Мощнейшим орудием католической «пропаганды» и средством символической демонстрации присутствия римской церкви Эремич считал процессии (крестные ходы). Для доказательства их принципиального отличия от соответствующего обряда у православных пускалась в ход секуляризирующая, отчуждающая, почти издевательская риторика:
Эта бесконечная вереница патеров, оглашающих, на далекое расстояние, воздух своими песнопениями; эти толпы разных клириков, припевающих патерам и призванивающих всеобщему гулу колоколов… эта вереница подвижных киотов («олтаржиков»), несомых разубранными девушками, обставленных флагами, кршижами (крестами. – М.Д.) и свечами; этот балдахин, под которым, без дождя и солнца, церемониально выступает предстоятельствующий в сонме разных патеров, ведомый под руки, при своих здоровых ногах, и без всякой надобности несущий в руках тайны Христовы; эти, наконец, бесконечные толпы народные, экзальтируемые пышностью представления и нарастающие нередко на счет иноверцев…
Православный же крестный ход представал под пером Эремича коллективным усилием духовного самоуглубления, очищенным от любого рода мирских побуждений: «Такие ходы не возбудят в самой испорченной душе ни одной суетной мысли, ни одного страстного чувства; в них нет того шуму, блеска, тщеславия (“пыхи”), затейливости… которые составляют душу римско-католических процессий…» [834] .
Противопоставление демонизированного католицизма идеализированному (и, как следствие, обесцвеченному) православию не просто было натянутым, но и маскировало сходство в восприятии властями православной и католической народной религиозности.

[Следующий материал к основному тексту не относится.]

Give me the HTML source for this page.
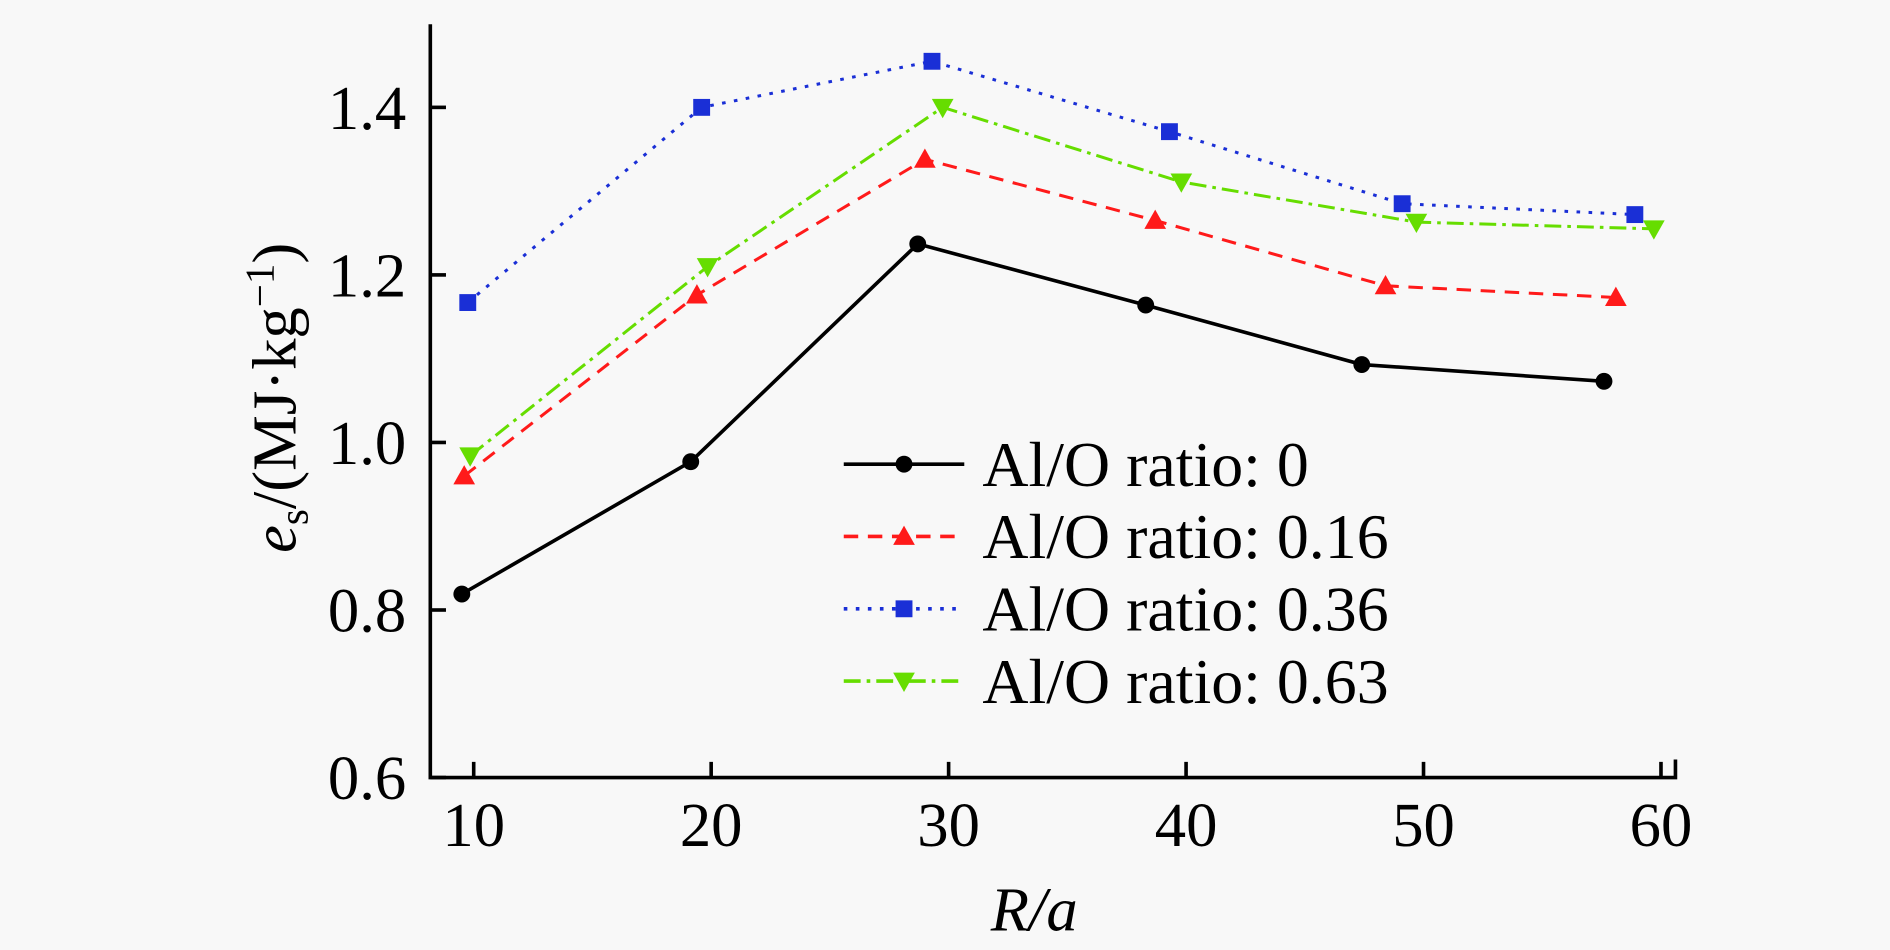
<!DOCTYPE html>
<html><head><meta charset="utf-8"><style>
html,body{margin:0;padding:0;background:#f8f8f8;}
svg{display:block;font-family:"Liberation Serif",serif;}
</style></head><body>
<svg id="chart" width="1890" height="950" viewBox="0 0 1568 788" xmlns="http://www.w3.org/2000/svg">
<rect x="0" y="0" width="1568" height="788" fill="#f8f8f8"/>
<g id="axes"></g>
<g id="series"></g>
<g id="legend"></g>
<text transform="translate(245,330) rotate(-90)" text-anchor="middle" font-size="52"><tspan font-style="italic">e</tspan><tspan font-size="34" dy="10">s</tspan><tspan dy="-10">/(MJ·kg</tspan><tspan font-size="34" dy="-18">−1</tspan><tspan dy="18">)</tspan></text>
<text x="858" y="772" text-anchor="middle" font-size="52" font-style="italic">R/a</text>
</svg>
<script>
const xTicks = [10,20,30,40,50,60];
const yTicks = [0.6,0.8,1.0,1.2,1.4];
const yTickLabels = ["0.6","0.8","1.0","1.2","1.4"];
const seriesNames = ["Al/O ratio: 0","Al/O ratio: 0.16","Al/O ratio: 0.36","Al/O ratio: 0.63"];
const xBlack = [9.5,19.14,28.7,38.3,47.4,57.6];
const yBlack = [0.819,0.977,1.237,1.164,1.093,1.073];
const xRed = [9.6,19.4,29.0,38.7,48.4,58.1];
const yRed = [0.96,1.176,1.338,1.265,1.187,1.173];
const xBlue = [9.75,19.6,29.3,39.3,49.1,58.9];
const yBlue = [1.167,1.4,1.455,1.371,1.285,1.272];
const xGreen = [9.85,19.85,29.75,39.8,49.7,59.7];
const yGreen = [0.984,1.21,1.4,1.311,1.263,1.255];

const NS="http://www.w3.org/2000/svg";
const X0=357,Y0=645,YT=20,XR=1390;
function sx(v){return 393+(v-10)*19.7;}
function sy(v){return 645-(v-0.6)*695;}
function mk(tag,attrs,parent){const e=document.createElementNS(NS,tag);for(const k in attrs)e.setAttribute(k,attrs[k]);parent.appendChild(e);return e;}
const axes=document.getElementById('axes');
let a=mk('path',{d:`M${X0},${YT}V${Y0}H${XR}V${Y0-15}`,fill:'none',stroke:'#000','stroke-width':3},axes);


xTicks.forEach(t=>{
  const l=mk('line',{x1:sx(t),x2:sx(t),y1:Y0,y2:Y0-13,stroke:'#000','stroke-width':3},axes);
  
  
  const tx=mk('text',{x:sx(t),y:Y0+57,'text-anchor':'middle','font-size':52},axes);
  
  
  tx.textContent=t;
});
yTicks.forEach((t,i)=>{
  const l=mk('line',{x1:X0,x2:X0+13,y1:sy(t),y2:sy(t),stroke:'#000','stroke-width':3},axes);
  
  
  const tx=mk('text',{x:X0-20,y:sy(t)+18,'text-anchor':'end','font-size':52},axes);
  
  
  tx.textContent=yTickLabels[i];
});
const styles=[
 {c:'#000',dash:'',m:'circle'},
 {c:'#ff1a1a',dash:'12,8',m:'tri'},
 {c:'#1a2fd6',dash:'3,7',m:'square'},
 {c:'#66dd00',dash:'14,5,3,5',m:'tridown'}];
const data=[[xBlack,yBlack],[xRed,yRed],[xBlue,yBlue],[xGreen,yGreen]];
function marker(type,x,y,c,g){
  let e;
  if(type==='circle')e=mk('circle',{cx:x,cy:y,r:7,fill:c},g);
  else if(type==='square')e=mk('rect',{x:x-7,y:y-7,width:14,height:14,fill:c},g);
  else if(type==='tri')e=mk('polygon',{points:`${x},${y-9} ${x-9},${y+7} ${x+9},${y+7}`,fill:c},g);
  else e=mk('polygon',{points:`${x},${y+9} ${x-9},${y-7} ${x+9},${y-7}`,fill:c},g);
  
  
}
const sg=document.getElementById('series');
data.forEach((d,i)=>{
  const s=styles[i];
  const g=mk('g',{},sg);
  
  
  const pts=d[0].map((x,j)=>sx(x)+','+sy(d[1][j])).join(' ');
  const pl=mk('polyline',{points:pts,fill:'none',stroke:s.c,'stroke-width':i===0?3:2.5,'stroke-dasharray':s.dash},g);
  
  
  d[0].forEach((x,j)=>marker(s.m,sx(x),sy(d[1][j]),s.c,g));
});
const lg=document.getElementById('legend');
seriesNames.forEach((n,i)=>{
  const s=styles[i];const y=385+i*60;
  const g=mk('g',{},lg);
  
  
  mk('line',{x1:700,x2:800,y1:y,y2:y,stroke:s.c,'stroke-width':3,'stroke-dasharray':s.dash},g);
  marker(s.m,750,y,s.c,g);
  const t=mk('text',{x:815,y:y+18,'font-size':53},g);
  
  
  t.textContent=n;
});
</script>
</body></html>
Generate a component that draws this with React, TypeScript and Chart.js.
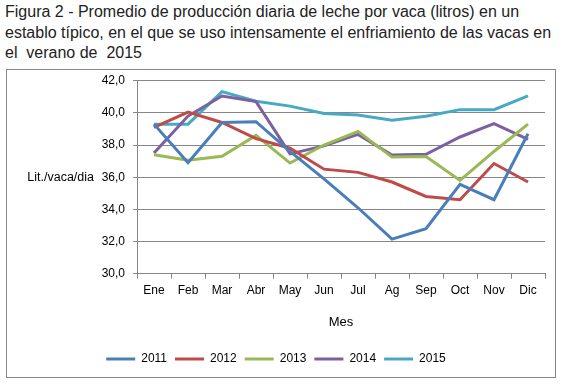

Дело в том, что католические процессии осуждались с позиции, весьма близкой той, на которой стояли критики православных крестных ходов – преимущественно просвещенчески настроенные иерархи – во второй половине XVIII века. Как показал Г. Фриз, высший клир российской православной церкви в эпоху Просвещения разделял вместе с духовенством христианских конфессий в современной Западной Европе опасения по поводу не санкционированных церковью практик народного благочестия. К таковым в первую очередь принадлежали стихийно проводившиеся крестные ходы, особенно призванные освятить поля или другие угодья, вымолить благоприятные перемены в погоде и др. По мнению тогдашних православных иерархов, злоупотребление этим ритуалом, выражавшееся, например, в нарушающих чин службы и «соблазнительных» песнопениях простолюдинов, в анимистическом понимании чуда, в чрезмерных подношениях духовенству и др., профанировало вероучение, увековечивало народные суеверия и выставляло православных на посмешище в глазах людей других вероисповеданий. С середины XVIII века синодальная церковь вводит жесткое регулирование крестных ходов, требуя иногда даже сопровождения процессии воинской командой, дабы было кому пресечь возможный беспорядок. Спонтанные, без разрешения Синода шествия полностью запрещались. В первой половине XIX века, однако, Синод постепенно меняет отношение к запросам и привычкам народной религиозности (к чему вынуждало и не ослабевавшее сопротивление регламентации со стороны мирян). Вместо их вытеснения из сферы сакрального предпринимаются попытки адаптировать народное православие к каноническим требованиям. Кроме крестных ходов, это касалось почитания чудотворных икон, мощей святых, молитвы в часовнях. После эпидемии холеры 1831 года Синод стал гораздо реже отклонять прошения об устройстве крестных ходов, при условии их организованности и благообразия [835] .
834
Там же. С. 26.
835
Freeze G. Institutionalizing Piety. Р. 227–228, 234–235. См. также: Shevzov V. Russian Orthodoxy on the Eve of Revolution. Р. 95–213, 145 ff.